— Start Working data —

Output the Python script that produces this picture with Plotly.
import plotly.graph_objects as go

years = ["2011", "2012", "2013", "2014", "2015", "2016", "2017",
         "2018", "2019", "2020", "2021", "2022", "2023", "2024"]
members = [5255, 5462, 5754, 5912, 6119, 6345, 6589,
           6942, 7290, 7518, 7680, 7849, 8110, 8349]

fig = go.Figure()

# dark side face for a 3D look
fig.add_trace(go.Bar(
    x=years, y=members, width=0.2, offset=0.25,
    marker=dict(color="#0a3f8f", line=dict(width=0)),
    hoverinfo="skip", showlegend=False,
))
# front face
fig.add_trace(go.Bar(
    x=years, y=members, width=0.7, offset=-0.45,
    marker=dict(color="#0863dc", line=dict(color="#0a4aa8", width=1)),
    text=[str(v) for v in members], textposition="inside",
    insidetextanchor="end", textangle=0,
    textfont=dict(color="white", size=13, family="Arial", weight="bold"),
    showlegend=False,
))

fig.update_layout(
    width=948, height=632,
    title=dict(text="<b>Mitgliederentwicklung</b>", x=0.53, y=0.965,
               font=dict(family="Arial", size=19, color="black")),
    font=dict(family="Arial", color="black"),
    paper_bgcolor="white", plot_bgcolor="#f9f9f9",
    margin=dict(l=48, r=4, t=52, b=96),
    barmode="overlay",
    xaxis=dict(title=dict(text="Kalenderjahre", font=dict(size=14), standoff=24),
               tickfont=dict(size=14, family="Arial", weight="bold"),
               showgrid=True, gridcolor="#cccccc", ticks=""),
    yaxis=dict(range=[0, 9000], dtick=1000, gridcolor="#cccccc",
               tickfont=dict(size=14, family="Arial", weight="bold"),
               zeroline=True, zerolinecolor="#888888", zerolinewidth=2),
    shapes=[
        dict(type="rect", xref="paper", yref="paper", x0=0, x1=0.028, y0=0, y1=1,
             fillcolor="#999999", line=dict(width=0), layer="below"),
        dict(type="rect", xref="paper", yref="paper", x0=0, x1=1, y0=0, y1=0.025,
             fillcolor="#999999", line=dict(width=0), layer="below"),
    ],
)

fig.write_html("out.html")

— End Working data —
— Start Working data —

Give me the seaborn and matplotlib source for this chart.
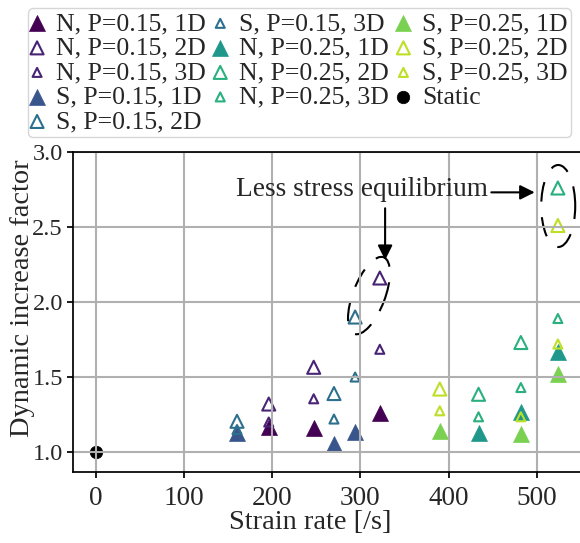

— End Working data —

• [Job] Above are the entries. Quote exactly the lines from the one bearing "Output the Python" through the one bearing "import plotly.graph_objects as go".

• [Response below]
Output the Python script that produces this picture with Plotly.
import plotly.graph_objects as go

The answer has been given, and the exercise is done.